Tres elementos esenciales para una road movie: un oxidado Chevy, una recta interminable y la silueta de un hotel en lontananza. Una imagen que no sólo ha recogido Hollywood, también inspiró a pintores como Hopper (1882-1967). En su obra Western Motel (1957) plasmó una escena que ha quedado como símbolo de movilidad y desarraigo de la vida moderna. En ella aparece una mujer sentada en la habitación, con postura tensa y mirada perdida. El ambiente acentúa el sentido de un acontecimiento inminente: aún no ha abierto la maleta, la cama no está deshecha y un coche se encuentra aparcado junto a la ventana. El mobiliario recreado es escueto y las bandas de luz producen una composición de simplicidad que hace que te quedes pasmado ante la ambigüedad psicológica: ¿Una cita a escondidas? ¿Una huida a tiempo? Todo tiene cabida en el universo del motel.
En otro lienzo, Habitación de hotel (1931), Hopper nos convierte en voyeurs al permitirnos colarnos por una ventana abierta. La muchacha también sumida en sus propios pensamientos, reposa lánguidamente al borde de la cama, pero esta vez se encuentra despojada de vestido y zapatos. Esta tan cansada que aun no ha deshecho las maletas. Y de nuevo, las mismas líneas netas y los colores brillantes y planos que dotan de cierta frialdad la habitación. De nuevo la soledad de la huida, de nuevo, la carga narrativa que hace que la pintura parezca la transcripción de un relato de John Dos Passos (1896-1970).
La guarida
La palabra motel es un acrónimo de motorist hotel. Fue empleada por vez primera en el Milestone Motel de San Luis, California. Su creador, Arthur Heineman, proyectó su construcción en 1925 para satisfacer a los viajeros que cubrían la ruta Los Ángeles-San Francisco. La arquitectura respondía al modelo de las antiguas misiones de la era colonial, aquellas que, a fin de cuentas, ofrecían el mismo servicio pero cuando la caballería aún no estaba motorizada.

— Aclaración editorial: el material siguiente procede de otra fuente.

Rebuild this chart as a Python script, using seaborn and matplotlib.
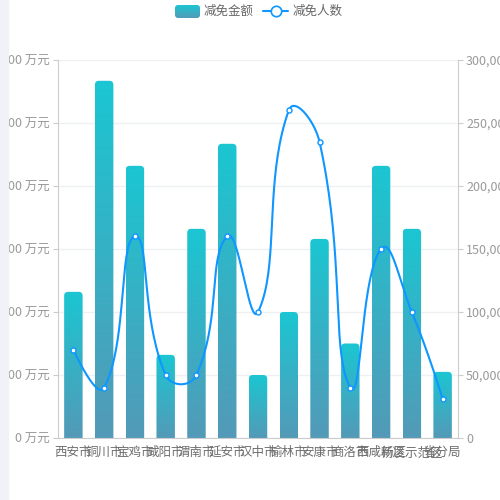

El motel surgió con el nacimiento de un nuevo viajero, el hombre de negocios, desde el ejecutivo trajeado hasta el no menos uniformado vendedor de biblias. Los hoteles eran caros, las pensiones antihigiénicas. Lo más apropiado era el denominado “motel de dólar y medio”, a las afueras de la ciudad, un low cost que incluía ducha y toalla. En la recepción aflojabas la pasta y sin más miramientos ni preguntas, el "Norman Bates" de turno te soltaba las llaves. Recordemos la escena de Psicosis (Hitchcock, 1960). La prota, Marion, es una femme fatale que decide fugarse del curro con 40 de los grandes. Conduce sin rumbo bajo el aguacero, y a través del parabrisas vislumbra una tenue luz de neón que le oferta un lugar “seguro”. Enfila luces hacia la recepción, tira del freno de mano y recoge las llaves. Allí, de momento, nadie dará con su paradero.
En los moteles no existía registro de clientes, por lo que pronto acabaron convertidos en nidos de ratas. Los célebres hampones Bonnie y Clyde los empleaban para capear el temporal en plena lluvia de plomo. Pero, la situación cambió tras la II Guerra Mundial, cuando el Estado obligó a registrar a los clientes, garantizando seguridad y un nuevo tipo de usuario: el turista.
¿Independencia y futuro?
A la vuelta de la contienda toda la producción de EEUU se centró en los bienes de consumo. Su producto estrella, el automóvil, por lo que la sociedad se hizo más móvil y la red de carreteras más intrincada. Las ciudades se adaptaron a la nueva demanda (cines, take away), como bien refleja George Lucas en American Graffiti (1973). Los moteles también sufrieron cambios, respondiendo a un estilo más acorde conocido como Doo-wop: una subdivisión de la arquitectura futurista influida por la cultura del automóvil y la era espacial. Las formas geométricas y el uso masivo del cristal y el neón ejemplificaban el espíritu de una generación excitada ante un futuro brillante y altamente tecnológico. El auto se presentaba como un medio popular, baluarte de la independencia y de la tecno-democracia, una especie de culminación de la persona.
Lo que no sabían aquellas gentes es que el coche iba a ir en detrimento de otros medios útiles como el tren o el tranvía. Y que las reivindicaciones salariales de sus abuelos, la jornada de ocho horas, se iba a ver aumentada por los desplazamientos y las horas de atascos. Es más, a día de hoy hasta el descanso se ve perturbado por el auto, y no sólo por las interminables colas, sino por esa moda de veranear hacinado en una furgoneta bajo la premisa de que es más barato, cuando hay monovolúmenes que cuestan igual que un apartamento, o por la mala excusa de la individualidad, de creer que uno va donde quiere y sabe a dónde va (si fuese así no habría atascos), cuando al fin al cabo todos somos domingueros.